5. Critics, transparency concerns and government scrutiny
Observers and watchdogs have raised alarms about under‑reporting and the potential for influence, citing gaps in disclosure required by Section 117 of the Higher Education Act and investigative projects that say some foreign funding — including from Qatar — was not fully captured in federal reporting in past years [5] [6]. Critics in media and some lawmakers have framed these flows as strategic influence, while defenders note many funds are ring‑fenced for overseas activity or scholarship uses tied to Doha [1] [2] [6].
6. What is not captured by these sources: limits on any single “total given” figure
The datasets and articles cited are specific to categories — Department of Education reporting focuses on higher‑education gifts and contracts, journalism on investments covers certain commercial sectors, and foreignassistance data tracks U.S. aid to Qatar (the reverse flow) — meaning no single source in the set provides a comprehensive, country‑wide total of all capital flows from Qatar to the United States across philanthropy, direct investment, sovereign wealth activity, business deals, and informal transfers [1] [4] [9] [5].
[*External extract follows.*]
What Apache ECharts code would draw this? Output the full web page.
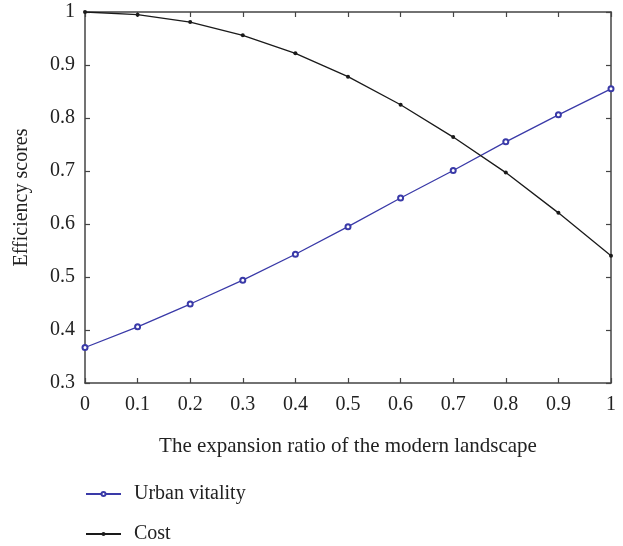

7. Bottom line with caveats
Based on the available, cited reporting, the clearest headline is that Qatar has provided roughly $6.6 billion to U.S. universities (the largest single category reported) and invested at least $3.3 billion in U.S. commercial sectors in 2023, but these figures together still do not establish a definitive, all‑inclusive total amount “given” by Qatar to the United States because of differing definitions, timeframes and documented gaps in disclosure [1] [3] [4] [5].